Starting at the first line of the data, print each line verbatim up to and including the line bearing "(title) at (512,27)", omitting pictures.

## INFORMATION PROVIDED
======
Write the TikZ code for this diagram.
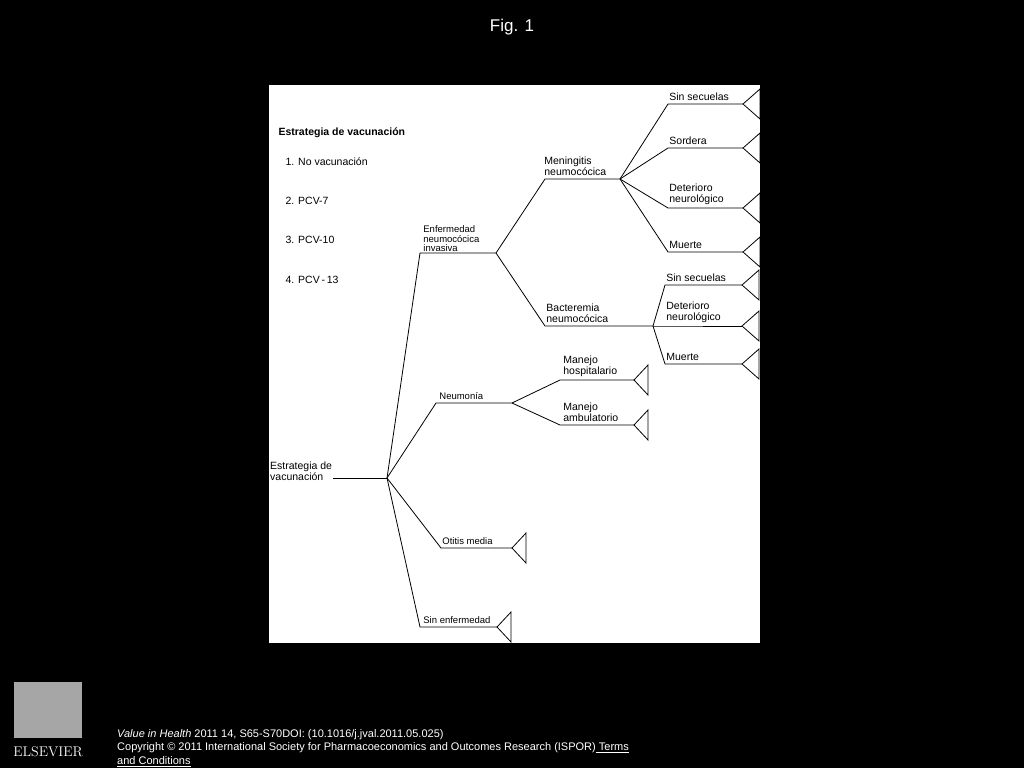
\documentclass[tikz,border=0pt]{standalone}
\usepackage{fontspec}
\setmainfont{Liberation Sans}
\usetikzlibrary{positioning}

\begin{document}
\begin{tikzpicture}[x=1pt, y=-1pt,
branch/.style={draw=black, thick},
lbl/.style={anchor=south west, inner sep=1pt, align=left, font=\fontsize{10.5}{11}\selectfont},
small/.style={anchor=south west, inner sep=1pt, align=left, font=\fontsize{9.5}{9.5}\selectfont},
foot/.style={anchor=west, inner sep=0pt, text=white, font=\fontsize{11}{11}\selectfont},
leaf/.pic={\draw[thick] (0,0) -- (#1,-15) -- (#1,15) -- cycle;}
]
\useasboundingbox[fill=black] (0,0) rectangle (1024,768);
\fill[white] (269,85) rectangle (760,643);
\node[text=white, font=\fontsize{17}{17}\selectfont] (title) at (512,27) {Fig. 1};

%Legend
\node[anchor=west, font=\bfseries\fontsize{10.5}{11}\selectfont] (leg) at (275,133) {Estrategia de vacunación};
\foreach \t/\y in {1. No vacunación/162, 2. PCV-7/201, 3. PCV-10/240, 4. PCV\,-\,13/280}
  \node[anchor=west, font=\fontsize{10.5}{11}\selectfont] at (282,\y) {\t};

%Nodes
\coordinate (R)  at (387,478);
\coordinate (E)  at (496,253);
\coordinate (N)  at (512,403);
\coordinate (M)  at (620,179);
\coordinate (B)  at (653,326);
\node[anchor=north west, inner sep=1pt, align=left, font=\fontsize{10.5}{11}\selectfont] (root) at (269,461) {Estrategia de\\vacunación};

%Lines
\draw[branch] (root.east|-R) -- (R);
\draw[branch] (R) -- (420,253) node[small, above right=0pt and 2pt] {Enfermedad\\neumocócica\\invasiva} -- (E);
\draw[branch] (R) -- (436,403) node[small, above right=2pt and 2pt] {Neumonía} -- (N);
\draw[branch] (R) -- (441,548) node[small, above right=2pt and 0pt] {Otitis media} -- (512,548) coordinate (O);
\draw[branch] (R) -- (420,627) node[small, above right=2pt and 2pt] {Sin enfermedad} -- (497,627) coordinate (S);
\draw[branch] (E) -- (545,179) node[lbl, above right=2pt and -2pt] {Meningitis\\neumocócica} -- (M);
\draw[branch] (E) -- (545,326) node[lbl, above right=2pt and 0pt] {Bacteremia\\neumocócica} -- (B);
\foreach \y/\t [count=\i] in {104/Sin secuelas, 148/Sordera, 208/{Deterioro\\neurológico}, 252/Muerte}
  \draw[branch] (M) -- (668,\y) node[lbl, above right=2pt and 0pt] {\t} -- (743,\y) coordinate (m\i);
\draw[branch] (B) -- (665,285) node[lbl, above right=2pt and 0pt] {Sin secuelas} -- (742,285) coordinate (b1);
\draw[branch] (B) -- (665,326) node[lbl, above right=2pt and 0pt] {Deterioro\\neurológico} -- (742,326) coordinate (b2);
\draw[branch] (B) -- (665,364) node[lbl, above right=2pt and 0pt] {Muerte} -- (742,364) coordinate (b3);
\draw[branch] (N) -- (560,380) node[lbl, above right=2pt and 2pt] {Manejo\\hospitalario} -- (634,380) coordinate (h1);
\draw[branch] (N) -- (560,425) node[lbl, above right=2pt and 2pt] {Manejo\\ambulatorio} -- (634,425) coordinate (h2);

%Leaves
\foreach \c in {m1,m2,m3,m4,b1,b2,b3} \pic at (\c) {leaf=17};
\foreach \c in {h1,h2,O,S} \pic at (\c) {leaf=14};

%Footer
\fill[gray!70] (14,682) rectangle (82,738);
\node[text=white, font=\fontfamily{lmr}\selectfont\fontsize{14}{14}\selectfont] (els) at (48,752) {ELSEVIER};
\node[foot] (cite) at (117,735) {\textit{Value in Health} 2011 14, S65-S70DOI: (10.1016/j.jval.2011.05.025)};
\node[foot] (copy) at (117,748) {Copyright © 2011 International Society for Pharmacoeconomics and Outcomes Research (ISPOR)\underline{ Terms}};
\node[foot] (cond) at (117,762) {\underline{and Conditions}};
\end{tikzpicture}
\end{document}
======
## COMPLETED TASK
Write the TikZ code for this diagram.
\documentclass[tikz,border=0pt]{standalone}
\usepackage{fontspec}
\setmainfont{Liberation Sans}
\usetikzlibrary{positioning}

\begin{document}
\begin{tikzpicture}[x=1pt, y=-1pt,
branch/.style={draw=black, thick},
lbl/.style={anchor=south west, inner sep=1pt, align=left, font=\fontsize{10.5}{11}\selectfont},
small/.style={anchor=south west, inner sep=1pt, align=left, font=\fontsize{9.5}{9.5}\selectfont},
foot/.style={anchor=west, inner sep=0pt, text=white, font=\fontsize{11}{11}\selectfont},
leaf/.pic={\draw[thick] (0,0) -- (#1,-15) -- (#1,15) -- cycle;}
]
\useasboundingbox[fill=black] (0,0) rectangle (1024,768);
\fill[white] (269,85) rectangle (760,643);
\node[text=white, font=\fontsize{17}{17}\selectfont] (title) at (512,27) {Fig. 1};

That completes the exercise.